The centenary of the First World War in France has raised a number of difficult and sometimes sensitive questions about how the nation should remember and commemorate the experiences that so profoundly shaped the country. 2016 sees the centenary of one of the most important battles for France, yet it also stirs up some uncomfortable memories associated with the Second World War.
The battle of Verdun is widely acknowledged to hold a particular place in French memory. Seen as a symbol of sacrifice and resilience, it soon came to be a defining reference-point for the French experience in the First World War, quickly gaining special status in the commemorations in the years that followed.
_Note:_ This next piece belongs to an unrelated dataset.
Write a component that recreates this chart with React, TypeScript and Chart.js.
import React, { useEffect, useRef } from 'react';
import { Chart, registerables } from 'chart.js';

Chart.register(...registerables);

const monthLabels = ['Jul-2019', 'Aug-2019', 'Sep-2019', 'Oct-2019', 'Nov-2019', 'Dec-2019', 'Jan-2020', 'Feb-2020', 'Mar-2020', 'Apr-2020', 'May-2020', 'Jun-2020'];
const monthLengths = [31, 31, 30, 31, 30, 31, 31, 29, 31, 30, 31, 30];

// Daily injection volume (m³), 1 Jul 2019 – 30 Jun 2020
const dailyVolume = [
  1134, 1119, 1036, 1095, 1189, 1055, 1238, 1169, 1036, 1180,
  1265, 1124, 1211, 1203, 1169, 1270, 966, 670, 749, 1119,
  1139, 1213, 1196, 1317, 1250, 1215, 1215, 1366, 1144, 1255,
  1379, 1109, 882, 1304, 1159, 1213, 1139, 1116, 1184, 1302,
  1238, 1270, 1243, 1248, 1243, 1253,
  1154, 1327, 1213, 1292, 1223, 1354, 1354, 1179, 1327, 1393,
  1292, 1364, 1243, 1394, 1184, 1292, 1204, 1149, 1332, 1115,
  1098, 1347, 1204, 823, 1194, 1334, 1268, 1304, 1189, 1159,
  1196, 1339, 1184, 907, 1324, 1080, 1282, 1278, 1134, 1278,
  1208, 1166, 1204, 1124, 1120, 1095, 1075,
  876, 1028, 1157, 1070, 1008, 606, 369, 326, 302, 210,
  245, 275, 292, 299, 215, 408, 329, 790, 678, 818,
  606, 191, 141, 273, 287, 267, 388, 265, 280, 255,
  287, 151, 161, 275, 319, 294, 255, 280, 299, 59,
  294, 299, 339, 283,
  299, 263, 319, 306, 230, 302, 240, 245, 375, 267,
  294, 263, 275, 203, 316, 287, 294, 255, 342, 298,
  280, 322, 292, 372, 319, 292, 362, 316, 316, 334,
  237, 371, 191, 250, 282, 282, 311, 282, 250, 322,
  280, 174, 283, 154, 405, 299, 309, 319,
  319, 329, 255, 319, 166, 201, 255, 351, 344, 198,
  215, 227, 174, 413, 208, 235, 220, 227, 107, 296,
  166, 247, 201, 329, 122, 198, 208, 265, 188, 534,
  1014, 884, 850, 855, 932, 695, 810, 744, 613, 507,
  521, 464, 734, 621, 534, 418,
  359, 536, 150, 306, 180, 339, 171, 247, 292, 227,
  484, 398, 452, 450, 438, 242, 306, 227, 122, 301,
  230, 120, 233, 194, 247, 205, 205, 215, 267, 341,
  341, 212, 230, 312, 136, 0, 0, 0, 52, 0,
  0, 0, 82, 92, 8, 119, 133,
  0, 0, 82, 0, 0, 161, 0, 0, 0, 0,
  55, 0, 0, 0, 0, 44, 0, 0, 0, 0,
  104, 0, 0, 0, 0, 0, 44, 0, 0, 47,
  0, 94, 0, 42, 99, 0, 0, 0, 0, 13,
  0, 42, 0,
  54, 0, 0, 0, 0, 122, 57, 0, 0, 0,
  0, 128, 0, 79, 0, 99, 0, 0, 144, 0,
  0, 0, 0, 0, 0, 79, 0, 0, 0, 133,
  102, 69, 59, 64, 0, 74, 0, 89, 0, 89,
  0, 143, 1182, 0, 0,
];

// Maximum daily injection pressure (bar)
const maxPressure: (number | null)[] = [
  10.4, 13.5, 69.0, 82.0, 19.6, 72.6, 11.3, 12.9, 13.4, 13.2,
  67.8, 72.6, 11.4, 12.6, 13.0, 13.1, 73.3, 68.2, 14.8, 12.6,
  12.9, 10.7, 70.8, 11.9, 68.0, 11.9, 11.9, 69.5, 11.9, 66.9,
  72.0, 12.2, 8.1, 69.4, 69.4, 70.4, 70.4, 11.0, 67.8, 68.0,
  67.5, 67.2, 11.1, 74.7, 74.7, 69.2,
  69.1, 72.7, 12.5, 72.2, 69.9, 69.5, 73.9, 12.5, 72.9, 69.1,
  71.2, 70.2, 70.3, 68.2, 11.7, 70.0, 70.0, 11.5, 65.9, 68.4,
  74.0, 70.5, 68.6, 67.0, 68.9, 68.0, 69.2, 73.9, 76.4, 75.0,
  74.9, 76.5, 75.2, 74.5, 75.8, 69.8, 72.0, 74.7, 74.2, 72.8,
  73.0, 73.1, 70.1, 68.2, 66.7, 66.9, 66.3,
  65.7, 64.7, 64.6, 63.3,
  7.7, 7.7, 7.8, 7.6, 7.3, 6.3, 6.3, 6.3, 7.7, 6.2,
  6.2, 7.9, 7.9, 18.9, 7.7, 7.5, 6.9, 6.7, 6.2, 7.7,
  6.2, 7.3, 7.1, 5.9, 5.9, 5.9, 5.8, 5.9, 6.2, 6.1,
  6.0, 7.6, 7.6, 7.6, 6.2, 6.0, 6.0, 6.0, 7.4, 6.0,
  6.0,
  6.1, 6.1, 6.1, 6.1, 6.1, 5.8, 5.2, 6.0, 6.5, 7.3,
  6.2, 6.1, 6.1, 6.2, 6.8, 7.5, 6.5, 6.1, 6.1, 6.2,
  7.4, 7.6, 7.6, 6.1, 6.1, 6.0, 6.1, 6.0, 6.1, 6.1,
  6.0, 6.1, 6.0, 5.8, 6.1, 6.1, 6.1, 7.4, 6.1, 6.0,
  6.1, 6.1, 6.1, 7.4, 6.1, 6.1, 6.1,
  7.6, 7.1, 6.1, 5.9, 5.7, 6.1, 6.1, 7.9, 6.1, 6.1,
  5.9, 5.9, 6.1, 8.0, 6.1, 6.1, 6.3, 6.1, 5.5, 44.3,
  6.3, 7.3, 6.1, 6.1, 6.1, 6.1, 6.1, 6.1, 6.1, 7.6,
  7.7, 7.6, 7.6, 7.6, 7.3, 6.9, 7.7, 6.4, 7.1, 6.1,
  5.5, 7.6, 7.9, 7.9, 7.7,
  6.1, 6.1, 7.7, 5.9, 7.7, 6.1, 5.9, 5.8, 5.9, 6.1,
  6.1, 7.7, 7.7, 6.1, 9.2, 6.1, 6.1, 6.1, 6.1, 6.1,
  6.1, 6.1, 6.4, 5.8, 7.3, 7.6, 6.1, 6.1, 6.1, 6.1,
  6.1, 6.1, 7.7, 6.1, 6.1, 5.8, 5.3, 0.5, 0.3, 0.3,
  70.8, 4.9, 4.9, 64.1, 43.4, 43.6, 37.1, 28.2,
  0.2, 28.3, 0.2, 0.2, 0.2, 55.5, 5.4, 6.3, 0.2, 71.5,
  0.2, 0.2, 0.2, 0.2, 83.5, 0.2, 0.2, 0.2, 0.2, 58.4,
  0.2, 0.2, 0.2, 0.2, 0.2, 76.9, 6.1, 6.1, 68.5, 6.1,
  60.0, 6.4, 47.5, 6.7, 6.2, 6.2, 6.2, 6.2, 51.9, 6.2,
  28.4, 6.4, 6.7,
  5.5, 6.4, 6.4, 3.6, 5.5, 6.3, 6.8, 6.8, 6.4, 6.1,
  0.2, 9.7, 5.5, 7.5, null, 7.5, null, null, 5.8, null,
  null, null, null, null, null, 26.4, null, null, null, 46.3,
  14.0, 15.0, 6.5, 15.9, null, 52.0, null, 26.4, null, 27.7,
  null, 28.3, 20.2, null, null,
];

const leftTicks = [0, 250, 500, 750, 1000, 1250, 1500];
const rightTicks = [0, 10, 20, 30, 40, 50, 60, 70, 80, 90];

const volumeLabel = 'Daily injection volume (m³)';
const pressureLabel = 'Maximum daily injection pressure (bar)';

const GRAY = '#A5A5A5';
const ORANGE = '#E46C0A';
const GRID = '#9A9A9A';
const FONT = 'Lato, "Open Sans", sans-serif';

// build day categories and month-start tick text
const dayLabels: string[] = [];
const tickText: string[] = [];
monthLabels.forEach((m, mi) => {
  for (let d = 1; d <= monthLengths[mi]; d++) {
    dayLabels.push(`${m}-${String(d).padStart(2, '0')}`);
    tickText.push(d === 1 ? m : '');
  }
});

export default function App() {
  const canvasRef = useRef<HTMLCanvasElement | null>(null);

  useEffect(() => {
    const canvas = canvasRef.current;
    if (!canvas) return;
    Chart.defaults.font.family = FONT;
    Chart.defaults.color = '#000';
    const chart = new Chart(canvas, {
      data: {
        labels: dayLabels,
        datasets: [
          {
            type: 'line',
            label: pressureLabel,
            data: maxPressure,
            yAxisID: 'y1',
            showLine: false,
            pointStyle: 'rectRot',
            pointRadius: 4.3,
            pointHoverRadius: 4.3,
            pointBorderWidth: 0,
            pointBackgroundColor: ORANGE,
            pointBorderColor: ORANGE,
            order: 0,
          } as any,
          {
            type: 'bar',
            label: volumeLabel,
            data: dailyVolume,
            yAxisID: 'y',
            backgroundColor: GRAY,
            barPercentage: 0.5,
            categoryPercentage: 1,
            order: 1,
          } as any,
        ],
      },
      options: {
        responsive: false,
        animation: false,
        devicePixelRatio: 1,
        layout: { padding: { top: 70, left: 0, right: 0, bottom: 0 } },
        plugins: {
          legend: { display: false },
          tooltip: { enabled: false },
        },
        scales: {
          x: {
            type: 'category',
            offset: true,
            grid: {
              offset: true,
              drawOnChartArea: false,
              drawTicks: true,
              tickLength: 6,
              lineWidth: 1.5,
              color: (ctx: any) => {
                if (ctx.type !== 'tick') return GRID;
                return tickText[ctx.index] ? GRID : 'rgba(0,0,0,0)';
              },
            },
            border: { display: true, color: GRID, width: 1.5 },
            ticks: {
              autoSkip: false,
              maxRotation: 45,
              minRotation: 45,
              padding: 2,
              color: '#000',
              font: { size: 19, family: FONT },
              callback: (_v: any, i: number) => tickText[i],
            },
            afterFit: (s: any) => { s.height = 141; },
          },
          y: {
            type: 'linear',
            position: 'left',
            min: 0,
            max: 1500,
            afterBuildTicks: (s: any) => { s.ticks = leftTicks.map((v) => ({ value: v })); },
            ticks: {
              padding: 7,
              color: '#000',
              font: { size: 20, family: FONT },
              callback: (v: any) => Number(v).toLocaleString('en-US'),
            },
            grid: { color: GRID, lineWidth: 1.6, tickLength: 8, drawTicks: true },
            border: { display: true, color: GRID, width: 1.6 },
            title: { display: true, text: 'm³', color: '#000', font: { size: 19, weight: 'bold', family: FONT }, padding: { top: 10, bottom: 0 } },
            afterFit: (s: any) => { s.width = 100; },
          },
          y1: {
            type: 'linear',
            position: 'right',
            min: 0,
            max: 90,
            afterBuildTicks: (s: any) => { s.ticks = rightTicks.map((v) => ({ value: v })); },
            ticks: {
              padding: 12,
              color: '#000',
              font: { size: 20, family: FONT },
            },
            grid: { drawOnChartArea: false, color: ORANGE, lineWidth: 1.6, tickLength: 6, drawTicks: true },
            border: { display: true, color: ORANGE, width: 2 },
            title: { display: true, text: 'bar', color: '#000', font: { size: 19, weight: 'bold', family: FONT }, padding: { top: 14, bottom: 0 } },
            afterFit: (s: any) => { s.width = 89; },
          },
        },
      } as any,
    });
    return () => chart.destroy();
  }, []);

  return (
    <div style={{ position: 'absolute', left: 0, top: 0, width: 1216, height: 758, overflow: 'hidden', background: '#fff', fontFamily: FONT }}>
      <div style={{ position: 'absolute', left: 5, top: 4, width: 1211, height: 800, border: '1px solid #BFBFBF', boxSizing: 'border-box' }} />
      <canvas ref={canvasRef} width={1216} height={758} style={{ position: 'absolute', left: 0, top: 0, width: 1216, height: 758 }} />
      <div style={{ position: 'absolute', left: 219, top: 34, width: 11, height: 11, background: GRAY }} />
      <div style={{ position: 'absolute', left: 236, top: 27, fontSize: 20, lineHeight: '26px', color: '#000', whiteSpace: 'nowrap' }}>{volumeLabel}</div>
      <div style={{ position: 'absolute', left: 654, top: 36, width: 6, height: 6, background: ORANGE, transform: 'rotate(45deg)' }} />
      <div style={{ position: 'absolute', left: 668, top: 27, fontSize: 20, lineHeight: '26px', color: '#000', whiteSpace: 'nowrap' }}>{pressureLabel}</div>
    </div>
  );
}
Yet memories of the battle of Verdun were also inseparable from memories of the ‘hero of Verdun’, General Philippe Pétain. It raised the question of whether and how Pétain’s role should be commemorated.
The discovery that postcards of Pétain were on sale at Douaumont provoked shock, consternation and alarm on social media. The newly-opened Mémorial de Verdun responded with a formal statement that no images of Pétain would be on sale at the museum. However, in live-tweeting the events of the battle, the Memorial has not sought to airbrush Pétain from history. Indeed, Pétain’s role is covered in full, treated no differently to any other protagonist. Could this be an indication that France is finally coming to terms with the contradictory image of Pétain?
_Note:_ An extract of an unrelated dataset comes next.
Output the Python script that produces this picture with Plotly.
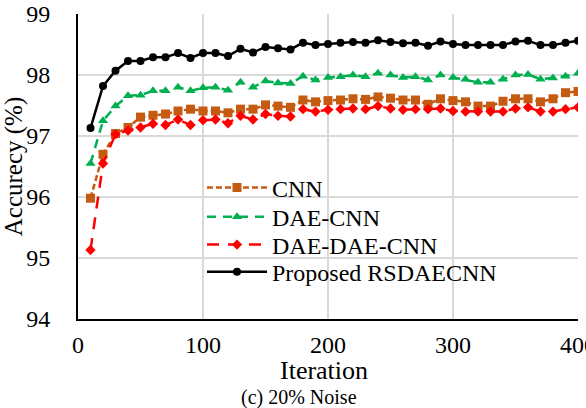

With the far-right Front National now an established element on the French political scene, and regular incidents of anti-Semitism, memories of Pétain and of the Vichy regime in the Second World War remain firmly entrenched in the nation’s political culture. Indeed, in 2014, extreme-right polemicist Eric Zemmour’s defence of Vichy’s record on the persecution of the Jews became a best-seller in France, prompting furious debate about the regime’s true historical record.
Here in the UK, a new play, entitled The Patriotic Traitor and written by Johnathan Lynn has recently sought to reopen the debate about Pétain and De Gaulle, who, as a young captain, was captured at Verdun. Starring Tom Conti as Pétain and Laurence Fox as General de Gaulle, the play asks which of the two men was the traitor in the Second World War, Petain for his collaboration with the Nazis or De Gaulle for ‘abandoning’ France for London. The play suggests that part of the tragedy of Pétain’s story is that he did the same in the two world wars. But whereas his actions made him a hero in the first, the same actions led him to be labelled a traitor in the second.
In military terms, the battle of Verdun is generally seen as not having been exceptional, but it was significant for the impact it had upon the French people. It was the first time since the Marne in 1914 that French forces truly feared a German breakthrough. According to Antoine Prost, French soldiers saw it as battle like no other, one in which they must not surrender, whatever the cost.
After the failures of General Nivelle, Pétain introduced a new system of rapid troop rotation, ensuring that men spent no more than eight days on the front line at a time. This eased the burden on soldiers, but it also meant that the numbers of men who fought there was high, creating the impression that the whole nation had served at Verdun. In the years that followed, Verdun became for many politicians, artists, journalists and writers the battle that one had to have experienced. The town itself was awarded the Légion d’honneur by President Raymond Poincaré on 12 September 1916, and with the construction of the Douaumont ossuary and military cemeteries after the war, soon became a site of pilgrimage. The myth of Pétain as the ‘hero of Verdun’ soon developed, its lasting power over the French people symbolised by the trust many placed in the aged marshal when he claimed to be saving France once again in June 1940.
This year’s official centenary commemorations, scheduled for 29 May 2016, will focus upon Franco-German reconciliation, and will be led by President François Hollande and German Chancellor Angela Merkel. But with France facing ongoing challenges following the terrorist attacks of 2015, the French government’s hopes of evoking the spirit of ‘sacred union’ that supposedly held the country together through the First World War seem unlikely. In many respects, the divisive legacy of Pétain and what he represented lives on.